There are occasions where this might be necessary but surely we don’t need to measure the ethnicity of those who are walking or the sexuality of those who have completed surveys about their bins being collected or the religious beliefs of those who use our open spaces?

Are we not falling into the trap of assuming that things like race, religion, sexuality, age define us more than our individual personality or even our socio-economic background?

We can tell you some fascinating things about who does what but for what benefit?

How to walk in three easy steps

November 18, 2009

Today we got given a flyer and sent an e-mail about a lunch-time walk.  This certainly sounds nice on the face of it – a scenic stroll next to the river in the company of interesting colleagues and in decent (if not fine) weather.

That, my friends, is where Local Government kicked in.

If we wanted to take part in this walk firstly we had to register our interest.  Register interest?!  It’s a walk for crying out loud!!!  What possible reason could there be for registering interest in walking from a to b – if we are interested then we’ll just do it!

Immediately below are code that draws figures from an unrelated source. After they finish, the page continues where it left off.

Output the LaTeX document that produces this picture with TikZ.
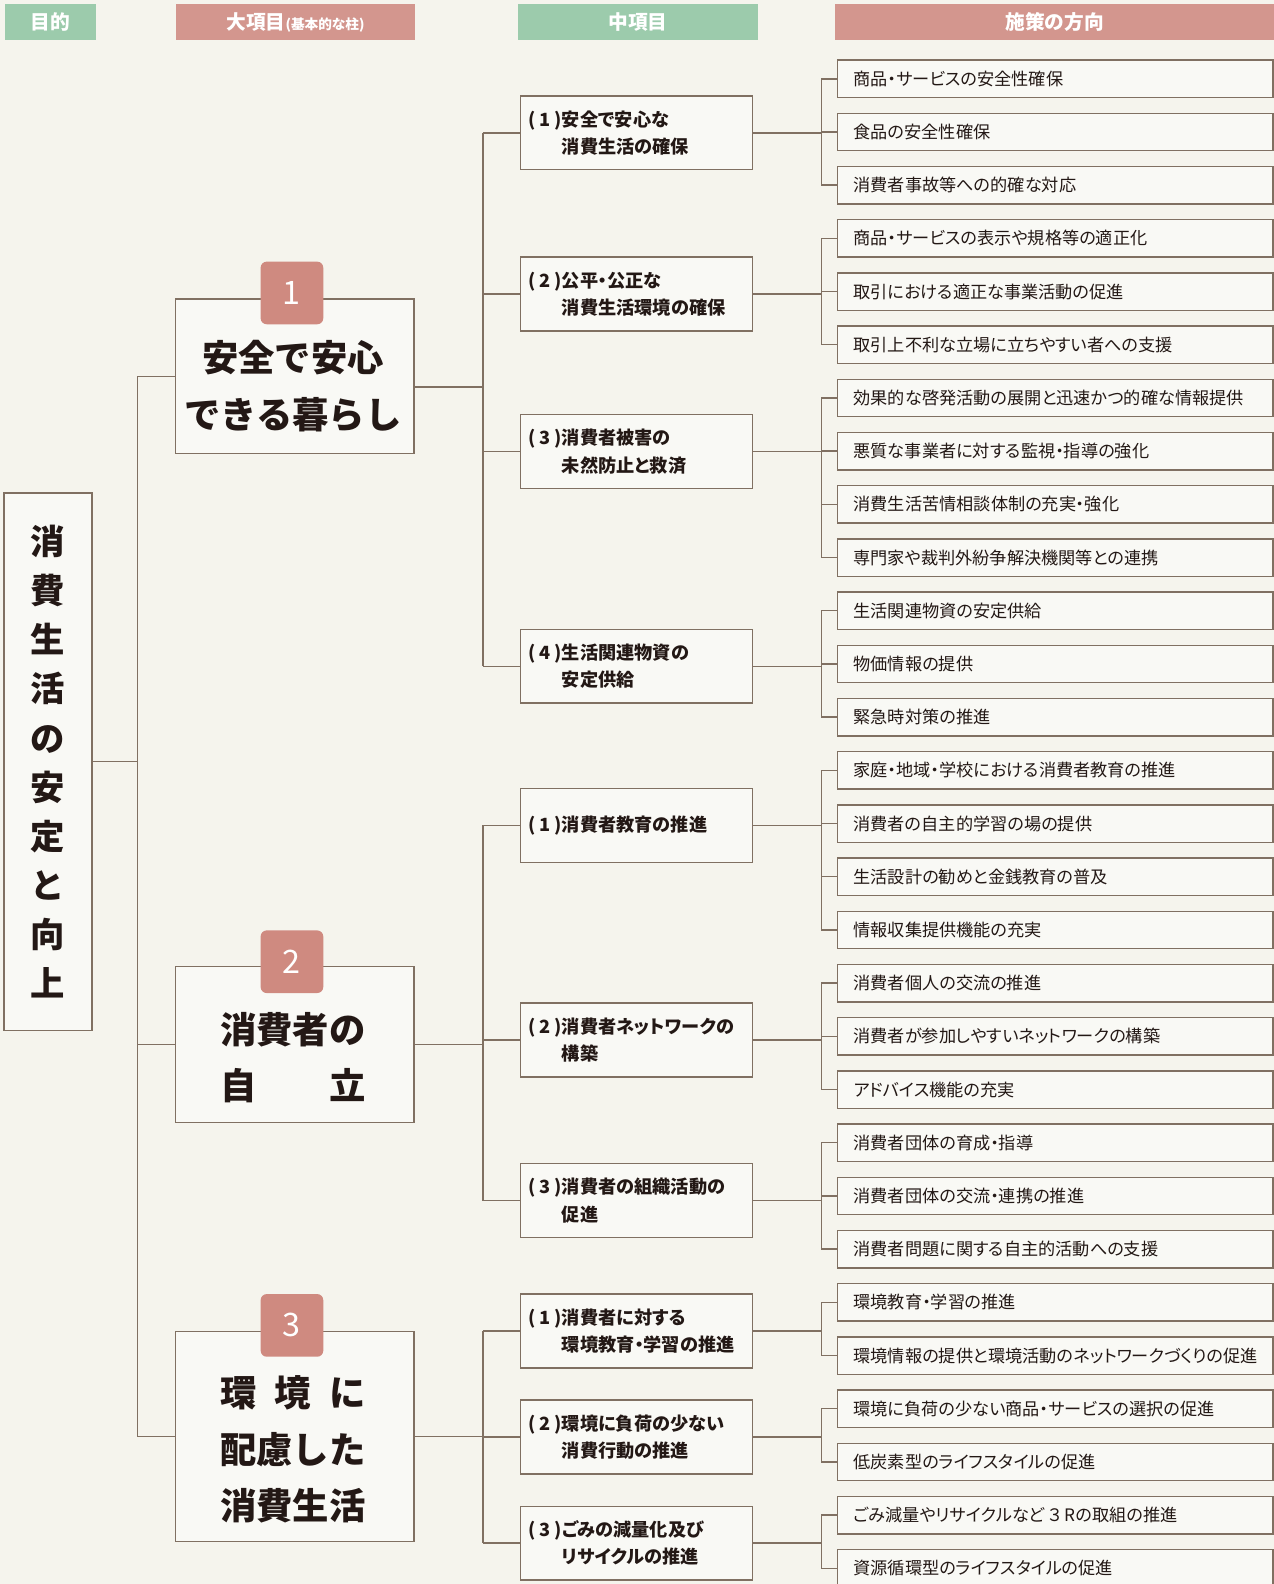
\documentclass[tikz,border=0pt]{standalone}
\usepackage{fontspec}
\setmainfont{Noto Sans CJK JP}
\newfontfamily\jpp{Noto Sans CJK JP}[RawFeature=+palt]
\usetikzlibrary{calc}
\definecolor{bg}{RGB}{245,244,237}
\definecolor{boxfill}{RGB}{249,249,245}
\definecolor{ln}{RGB}{128,112,98}
\definecolor{hg}{RGB}{156,203,172}
\definecolor{hp}{RGB}{211,150,142}
\definecolor{badgec}{RGB}{207,138,128}
\definecolor{txt}{RGB}{35,24,21}
\newcommand{\pn}[1]{\makebox[1.85em][l]{(\hspace{0.22em}#1\hspace{0.22em})}}
\newcommand{\ind}{\hspace*{1.85em}}
\begin{document}
\begin{tikzpicture}[x=1pt,y=-1pt,
  hdr/.style={text=white,font=\jpp\fontsize{19.5}{21}\selectfont\bfseries,minimum height=36pt,inner sep=0pt},
  hdrg/.style={hdr,fill=hg},
  hdrp/.style={hdr,fill=hp},
  conn/.style={draw=ln,line width=1.4pt},
  bigbox/.style={draw=ln,line width=1.4pt,fill=boxfill,minimum width=236pt,inner sep=0pt},
  bigtext/.style={text=txt,font=\fontsize{36}{56}\selectfont\bfseries,align=center,inner sep=0pt},
  badge/.style={fill=badgec,rounded corners=6pt,minimum size=62pt,inner sep=0pt,text=white,font=\fontsize{32}{34}\selectfont},
  midbox/.style={draw=ln,line width=1.4pt,fill=boxfill,minimum width=230pt,minimum height=73pt,text width=214pt,inner xsep=8pt,align=left,text=txt,font=\jpp\fontsize{18}{27}\selectfont\bfseries},
  leaf/.style={draw=ln,line width=1.4pt,fill=boxfill,minimum width=431pt,minimum height=37pt,text width=399pt,inner xsep=16pt,align=left,text=txt,font=\jpp\fontsize{17}{20}\selectfont},
  goalbox/.style={draw=ln,line width=1.4pt,fill=boxfill,minimum width=87pt,minimum height=532pt,inner sep=0pt,align=center,text=txt,font=\fontsize{34}{48.6}\selectfont\bfseries}
]
\fill[bg] (0,0) rectangle (1261,1568);
\useasboundingbox (0,0) rectangle (1261,1568);

% headers
\node[hdrg,minimum width=90pt] (h1) at (50,22) {目的};
\node[hdrp,minimum width=237pt] (h2) at (292.5,22) {大項目{\fontsize{13.5}{15}\selectfont(基本的な柱)}};
\node[hdrg,minimum width=237pt] (h3) at (631.5,22) {中項目};
\node[hdrp,minimum width=434pt] (h4) at (1044,22) {施策の方向};

% goal
\node[goalbox] (goal) at (47.5,754) {消\\費\\生\\活\\の\\安\\定\\と\\向\\上};

% big boxes
\node[bigbox,minimum height=153pt] (b1) at (292,372.5) {};
\node[bigbox,minimum height=154pt] (b2) at (292,1034) {};
\node[bigbox,minimum height=208pt] (b3) at (292,1422) {};
\node[badge] (n1) at (289,290) {1};
\node[badge] (n2) at (289,952) {2};
\node[badge] (n3) at (289,1312) {3};
\node[bigtext] (t1) at (290,382) {安全で安心\\できる暮らし};
\node[bigtext] (t2) at (290,1047) {消費者の\\自\hspace{2em}立};
\node[bigtext] (t3) at (290,1435) {環\hspace{0.5em}境\hspace{0.5em}に\\配慮した\\消費生活};

% mid boxes
\node[midbox] (m1) at (630,131.5) {\pn{1}安全で安心な\\\ind 消費生活の確保};
\node[midbox] (m2) at (630,291) {\pn{2}公平・公正な\\\ind 消費生活環境の確保};
\node[midbox] (m3) at (630,447) {\pn{3}消費者被害の\\\ind 未然防止と救済};
\node[midbox] (m4) at (630,659.5) {\pn{4}生活関連物資の\\\ind 安定供給};
\node[midbox] (m5) at (630,817) {\pn{1}消費者教育の推進};
\node[midbox] (m6) at (630,1029.5) {\pn{2}消費者ネットワークの\\\ind 構築};
\node[midbox] (m7) at (630,1188.5) {\pn{3}消費者の組織活動の\\\ind 促進};
\node[midbox] (m8) at (630,1317.5) {\pn{1}消費者に対する\\\ind 環境教育・学習の推進};
\node[midbox] (m9) at (630,1422.5) {\pn{2}環境に負荷の少ない\\\ind 消費行動の推進};
\node[midbox] (m10) at (630,1527.5) {\pn{3}ごみの減量化及び\\\ind リサイクルの推進};

% leaves
\foreach \t [count=\i from 0] in {
 商品・サービスの安全性確保,
 食品の安全性確保,
 消費者事故等への的確な対応,
 商品・サービスの表示や規格等の適正化,
 取引における適正な事業活動の促進,
 取引上不利な立場に立ちやすい者への支援,
 効果的な啓発活動の展開と迅速かつ的確な情報提供,
 悪質な事業者に対する監視・指導の強化,
 消費生活苦情相談体制の充実・強化,
 専門家や裁判外紛争解決機関等との連携,
 生活関連物資の安定供給,
 物価情報の提供,
 緊急時対策の推進,
 家庭・地域・学校における消費者教育の推進,
 消費者の自主的学習の場の提供,
 生活設計の勧めと金銭教育の普及,
 情報収集提供機能の充実,
 消費者個人の交流の推進,
 消費者が参加しやすいネットワークの構築,
 アドバイス機能の充実,
 消費者団体の育成・指導,
 消費者団体の交流・連携の推進,
 消費者問題に関する自主的活動への支援,
 環境教育・学習の推進,
 環境情報の提供と環境活動のネットワークづくりの促進,
 環境に負荷の少ない商品・サービスの選択の促進,
 低炭素型のライフスタイルの促進,
 ごみ減量やリサイクルなど\hspace{0.2em}３\hspace{0.2em}Rの取組の推進,
 資源循環型のライフスタイルの促進}
 \node[leaf] (l\i) at (1044.5,{78+52.66*\i}) {\makebox[399pt][l]{\t}};

% connectors
\coordinate (trk) at (136,0);
\coordinate (mx) at (478,0);
\coordinate (lx) at (813,0);
\coordinate (b1r) at ([yshift=-10.5pt]b1.east);

\draw[conn] (goal.east) -- (goal.east -| trk);
\draw[conn] (trk |- b1.west) -- (trk |- b3.west);
\foreach \b in {b1,b2,b3} \draw[conn] (trk |- \b.west) -- (\b.west);

\draw[conn] (b1r) -- (b1r -| mx);
\draw[conn] (b2.east) -- (b2.east -| mx);
\draw[conn] (b3.east) -- (b3.east -| mx);
\draw[conn] (mx |- m1.west) -- (mx |- m4.west);
\draw[conn] (mx |- m5.west) -- (mx |- m7.west);
\draw[conn] (mx |- m8.west) -- (mx |- m10.west);
\foreach \m in {1,...,10} \draw[conn] (mx |- m\m.west) -- (m\m.west);

\foreach \m/\a/\b in {1/0/2,2/3/5,3/6/9,4/10/12,5/13/16,6/17/19,7/20/22,8/23/24,9/25/26,10/27/28}{
  \draw[conn] (m\m.east) -- (m\m.east -| lx);
  \draw[conn] (lx |- l\a.west) -- (lx |- l\b.west);
  \foreach \k in {\a,...,\b} \draw[conn] (lx |- l\k.west) -- (l\k.west);
}
\end{tikzpicture}
\end{document}
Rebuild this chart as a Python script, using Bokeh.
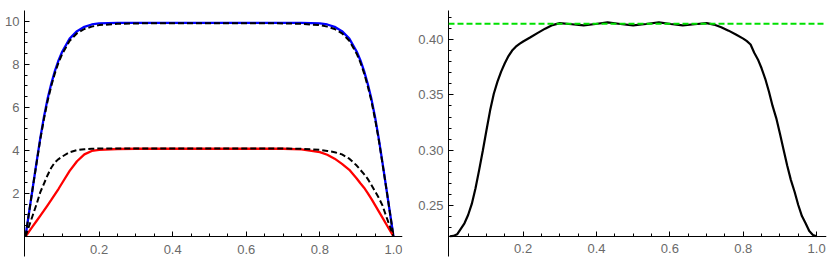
from bokeh.plotting import figure
from bokeh.layouts import row
from bokeh.models import Range1d, FixedTicker, PrintfTickFormatter, Span
from bokeh.embed import file_html
from bokeh.resources import INLINE

# ---------------- data: left panel ----------------
x_left = [0, 0.01, 0.02, 0.03, 0.04, 0.05, 0.06, 0.07, 0.08, 0.09, 0.10, 0.12, 0.14, 0.16, 0.18, 0.20,
          0.25, 0.30, 0.40, 0.50, 0.60, 0.70, 0.75, 0.80, 0.82, 0.84, 0.86, 0.88, 0.90, 0.91, 0.92,
          0.93, 0.94, 0.95, 0.96, 0.97, 0.98, 0.99, 1.00]
blue_upper = [0, 1.15, 2.3, 3.45, 4.55, 5.55, 6.4, 7.1, 7.7, 8.2, 8.6, 9.2, 9.55, 9.75, 9.86, 9.91,
              9.93, 9.93, 9.93, 9.93, 9.93, 9.93, 9.93, 9.91, 9.86, 9.75, 9.55, 9.2, 8.6, 8.2, 7.7,
              7.1, 6.4, 5.55, 4.55, 3.45, 2.3, 1.15, 0]
black_upper = [0, 1.15, 2.3, 3.4, 4.5, 5.45, 6.3, 7.0, 7.6, 8.1, 8.5, 9.1, 9.45, 9.65, 9.76, 9.83,
               9.89, 9.91, 9.92, 9.92, 9.92, 9.91, 9.89, 9.83, 9.76, 9.65, 9.45, 9.1, 8.5, 8.1, 7.6,
               7.0, 6.3, 5.45, 4.5, 3.4, 2.3, 1.15, 0]
red_lower = [0, 0.24, 0.48, 0.72, 0.96, 1.2, 1.45, 1.7, 1.96, 2.22, 2.5, 3.05, 3.5, 3.82, 3.98, 4.03,
             4.07, 4.08, 4.08, 4.08, 4.08, 4.08, 4.05, 3.92, 3.80, 3.62, 3.38, 3.10, 2.70, 2.48, 2.27,
             2.02, 1.75, 1.46, 1.17, 0.88, 0.58, 0.29, 0]
black_lower = [0, 0.5, 1.0, 1.5, 2.05, 2.45, 2.85, 3.2, 3.45, 3.6, 3.72, 3.92, 4.02, 4.06, 4.08, 4.09,
               4.09, 4.09, 4.09, 4.09, 4.09, 4.09, 4.08, 4.03, 3.98, 3.92, 3.82, 3.62, 3.3, 3.1, 2.9,
               2.68, 2.4, 2.1, 1.8, 1.45, 0.95, 0.48, 0]

left_xticks = [0.2, 0.4, 0.6, 0.8, 1.0]
left_xminor = [0.05, 0.1, 0.15, 0.25, 0.3, 0.35, 0.45, 0.5, 0.55, 0.65, 0.7, 0.75, 0.85, 0.9, 0.95]
left_yticks = [2, 4, 6, 8, 10]
left_yminor = [0.5, 1, 1.5, 2.5, 3, 3.5, 4.5, 5, 5.5, 6.5, 7, 7.5, 8.5, 9, 9.5]

# ---------------- data: right panel ----------------
x_right = [0, 0.01, 0.02, 0.03, 0.04, 0.05, 0.06, 0.07, 0.08, 0.09, 0.10, 0.11, 0.12, 0.13, 0.14,
           0.15, 0.16, 0.17, 0.18, 0.19, 0.20, 0.22, 0.24, 0.26, 0.28, 0.30, 0.3325, 0.365, 0.3975,
           0.43, 0.465, 0.50, 0.535, 0.57, 0.6025, 0.635, 0.6675, 0.70, 0.72, 0.74, 0.76, 0.78,
           0.80, 0.81, 0.82, 0.83, 0.84, 0.85, 0.86, 0.87, 0.88, 0.89, 0.90, 0.91, 0.92, 0.93,
           0.94, 0.95, 0.96, 0.97, 0.98, 0.99, 1.00]
y_right = [0.2223, 0.2226, 0.2240, 0.2290, 0.2340, 0.2415, 0.2515, 0.2655, 0.2820, 0.2995, 0.3180,
           0.3360, 0.3510, 0.3620, 0.3710, 0.3785, 0.3850, 0.3900, 0.3935, 0.3960, 0.3982, 0.4020,
           0.4060, 0.4098, 0.4130, 0.4148, 0.4138, 0.4127, 0.4140, 0.4154, 0.4140, 0.4127, 0.4140,
           0.4154, 0.4140, 0.4127, 0.4138, 0.4148, 0.4135, 0.4111, 0.4080, 0.4045, 0.4008, 0.3985,
           0.3955, 0.3880, 0.3820, 0.3740, 0.3645, 0.3530, 0.3400, 0.3290, 0.3150, 0.3005, 0.2860,
           0.2730, 0.2625, 0.2505, 0.2405, 0.2340, 0.2270, 0.2235, 0.2223]
green_level = 0.4142
right_origin = 0.2223

right_xticks = [0.2, 0.4, 0.6, 0.8, 1.0]
right_xminor = [0.05, 0.1, 0.15, 0.25, 0.3, 0.35, 0.45, 0.5, 0.55, 0.65, 0.7, 0.75, 0.85, 0.9, 0.95]
right_yticks = [0.25, 0.30, 0.35, 0.40]
right_yminor = [0.23, 0.24, 0.26, 0.27, 0.28, 0.29, 0.31, 0.32, 0.33, 0.34, 0.36, 0.37, 0.38, 0.39,
                0.41, 0.42]

FONT = "Liberation Sans"
LABEL_COLOR = "#6a6a6a"


def style_axes(p, xticks, xminor, yticks, yminor, xfmt, yfmt, x_at):
    xa = p.xaxis[0]
    ya = p.yaxis[0]
    xa.ticker = FixedTicker(ticks=xticks, minor_ticks=xminor)
    ya.ticker = FixedTicker(ticks=yticks, minor_ticks=yminor)
    xa.formatter = PrintfTickFormatter(format=xfmt)
    ya.formatter = PrintfTickFormatter(format=yfmt)
    xa.fixed_location = x_at
    for ax in (xa, ya):
        ax.axis_line_color = "black"
        ax.axis_line_width = 1
        ax.major_tick_line_color = "black"
        ax.minor_tick_line_color = "black"
        ax.major_tick_in = 5
        ax.major_tick_out = 0
        ax.minor_tick_in = 3
        ax.minor_tick_out = 0
        ax.major_label_text_font = FONT
        ax.major_label_text_font_size = "13px"
        ax.major_label_text_color = LABEL_COLOR
    xa.major_label_standoff = 8
    ya.major_label_standoff = 5
    p.grid.visible = False
    p.outline_line_color = None


# ---------------- left figure ----------------
p1 = figure(width=415, height=262, output_backend="svg", toolbar_location=None,
            x_range=Range1d(-0.0027, 1.0245), y_range=Range1d(-0.93, 10.51),
            min_border_left=24, min_border_right=13, min_border_top=10, min_border_bottom=6)
p1.line(x_left, blue_upper, line_color="#0000ff", line_width=2.3)
p1.line(x_left, black_upper, line_color="black", line_width=2, line_dash="6 3")
p1.line(x_left, red_lower, line_color="#ff0000", line_width=2.3)
p1.line(x_left, black_lower, line_color="black", line_width=2, line_dash="6 3")
style_axes(p1, left_xticks, left_xminor, left_yticks, left_yminor, "%.1f", "%d", 0)

# ---------------- right figure ----------------
p2 = figure(width=416, height=262, output_backend="svg", toolbar_location=None,
            x_range=Range1d(-0.0035, 1.027), y_range=Range1d(0.2040, 0.4262),
            min_border_left=31, min_border_right=5, min_border_top=10, min_border_bottom=6)
p2.add_layout(Span(location=green_level, dimension="width", line_color="#00e000",
                   line_width=2, line_dash="6 3"))
p2.line(x_right, y_right, line_color="black", line_width=2.2)
style_axes(p2, right_xticks, right_xminor, right_yticks, right_yminor, "%.1f", "%.2f",
           right_origin)

layout = row(p1, p2)
open("out.html", "w").write(file_html(layout, INLINE))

Of course that wasn’t all, we also were told we had to fill in a form.  For walking.  Seriously, I know Councils like forms like the average man likes a Pussy Cat Dolls video, but what information about walking could they possibly hope to garner?  “do you start usually with the left foot or the right?” perhaps, or “What is your preferred direction of walking: forwards, sideways or backwards?”.

That’s not all.  Each walk will have a leader.  Should you wish to lead a walk yourself you will need to go on a training course first.  Never fear however, as they have a shortened version of the course which only takes three hours.  I know it took me a good eight or nine months to learn how to walk first time around, but I’m pretty sure I’ve got it down pat by now.

We are seriously considering being rebels and going for a walk at the same time along the same path but not going through this rigmoral.  Most of us don’t even particularly like walking, but it’s the principal of the thing after all!